Bohannon admits to speculation
Associated Press

DAYTONA BEACH, Fla. -- The physician who said a faulty seat belt might have been responsible for Dale Earnhardt's death at the Daytona 500 admits that he was quick in blaming the restraint system.

Dr. Steve Bohannon
Dr. Steve Bohannon withdrew his assumption after a court-appointed medical expert said restraint failure didn't play a role in Earnhardt's death.

"I was trying to answer the questions the media and the public had to the best of my ability and I think I speculated more than I should have," Dr. Steve Bohannon told The News-Journal of Daytona Beach on Wednesday. "Sometimes you should just say it's too early to speculate."

Bohannon, the director of emergency medical services at Daytona International Speedway, withdrew his assumption after a court-appointed medical expert said restraint failure didn't play a role in Earnhardt's death Feb. 18.

Dr. Barry Myers, a Duke University professor who made his report public earlier this week after looking at Earnhardt's autopsy photos late last month, is "more qualified to determine the cause of death," Bohannon said.

Myers' report was the culmination of an agreement between the Orlando Sentinel and Dale Earnhardt's widow, Teresa.

Five days after the crash, Bohannon raised the theory of a faulty seat belt system as a possible reason why the seven-time Winston Cup champion died. At the time, Bohannon, 43, was the only doctor to see the racer's autopsy photos.

The same day Bohannon announced his theory, Teresa Earnhardt successfully sued to have the autopsy photos sealed.

Autopsy photos used to be public records in Florida, but Gov. Jeb Bush signed a measure late last month making it a felony for a medical examiner to make the photos public. The Sentinel and the Sun-Sentinel of South Florida challenged the constitutionality of the new law in a lawsuit filed late last month.

The Sentinel protested the sealing of the Earnhardt photos in February, saying it wanted its own medical expert to view the photos for an investigative series the newspaper was writing on NASCAR safety.
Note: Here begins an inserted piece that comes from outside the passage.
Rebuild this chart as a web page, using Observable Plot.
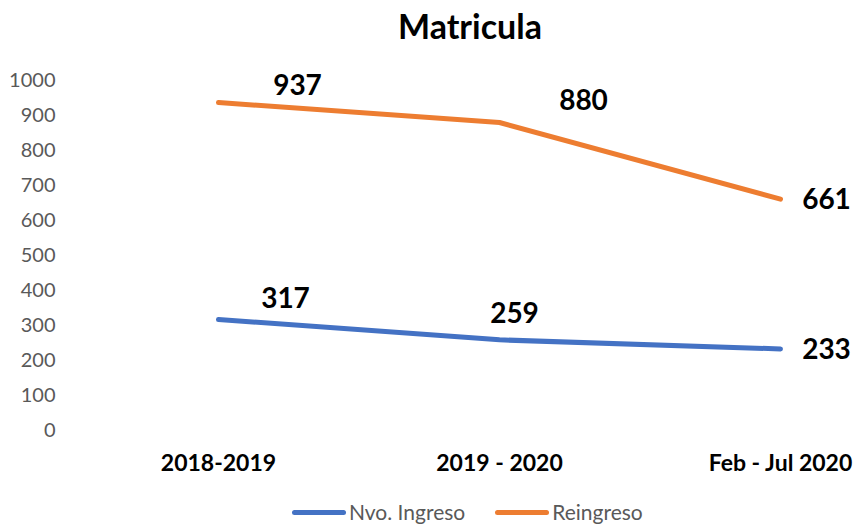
<!DOCTYPE html>
<html>
<head>
<meta charset="utf-8">
<script src="https://cdn.jsdelivr.net/npm/d3@7"></script>
<script src="https://cdn.jsdelivr.net/npm/@observablehq/plot@0.6"></script>
<style>
  html, body { margin: 0; padding: 0; background: #fff; }
  #wrap { position: relative; width: 856px; height: 527px; overflow: hidden; font-family: Lato, "Open Sans", sans-serif; }
  #title { position: absolute; left: 0; width: 940px; top: 5px; text-align: center; font-weight: 700; font-size: 34px; color: #000; }
  #legend { position: absolute; top: 500px; left: 292px; display: flex; align-items: center; font-size: 21px; line-height: 24px; color: #595959; white-space: nowrap; }
  .sw { display: inline-block; width: 54px; height: 5px; border-radius: 3px; margin-right: 3px; }
  svg { position: absolute; left: 0; top: 0; }
</style>
</head>
<body>
<div id="wrap">
  <div id="title">Matricula</div>
  <div id="chart"></div>
  <div id="legend">
    <span class="sw" style="background:#4472C4"></span><span>Nvo. Ingreso</span>
    <span class="sw" style="background:#ED7D31; margin-left:30px"></span><span>Reingreso</span>
  </div>
</div>
<script>
const categories = ["2018-2019", "2019 - 2020", "Feb - Jul 2020"];
const seriesNames = ["Nvo. Ingreso", "Reingreso"];
const nvoIngreso = [317, 259, 233];
const reingreso = [937, 880, 661];
const yTicks = [0, 100, 200, 300, 400, 500, 600, 700, 800, 900, 1000];

const colors = {"Nvo. Ingreso": "#4472C4", "Reingreso": "#ED7D31"};
const data = [];
categories.forEach((c, i) => {
  data.push({cat: c, i, series: seriesNames[0], value: nvoIngreso[i]});
  data.push({cat: c, i, series: seriesNames[1], value: reingreso[i]});
});

// label placement (style), keyed by series and category index
const labelOffsets = {
  "Reingreso": [[79, -17], [84, -21], [46, 1]],
  "Nvo. Ingreso": [[67, -21], [15, -26], [46, 1]]
};
const labelMarks = [];
for (const s of seriesNames) {
  categories.forEach((c, i) => {
    const [dx, dy] = labelOffsets[s][i];
    labelMarks.push(Plot.text(data.filter(d => d.series === s && d.i === i), {
      x: "cat", y: "value", text: d => String(d.value),
      dx, dy, textAnchor: "middle", lineAnchor: "middle",
      fontSize: 28, fontWeight: 700, fill: "#000"
    }));
  });
}

const chart = Plot.plot({
  width: 856,
  height: 527,
  marginTop: 80,
  marginBottom: 97,
  marginLeft: 64,
  marginRight: 0,
  style: {fontFamily: "Lato, 'Open Sans', sans-serif", background: "transparent", overflow: "visible"},
  x: {type: "point", domain: categories, range: [218, 780], padding: 0},
  y: {domain: [0, 1000]},
  marks: [
    Plot.axisY({ticks: yTicks, tickSize: 0, tickPadding: 9, fontSize: 20, fill: "#595959", label: null, tickFormat: d => String(d)}),
    Plot.axisX({tickSize: 0, tickPadding: 24, fontSize: 23, fontWeight: 700, fill: "#000", label: null}),
    Plot.line(data, {x: "cat", y: "value", z: "series", stroke: d => colors[d.series], strokeWidth: 5, strokeLinecap: "round", strokeLinejoin: "round"}),
    ...labelMarks
  ]
});
document.getElementById("chart").appendChild(chart);
</script>
</body>
</html>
The Sentinel and Teresa Earnhardt reached a settlement that allowed Myers to view the images, which would then be sealed permanently.

However, A University of Florida student newspaper, a Deland-based Web site and the Volusia County Medical Examiner's Office have challenged the legality of having the photos permanently sealed.

A hearing is scheduled later this month that will address the constitutionality of the new law on autopsy photos.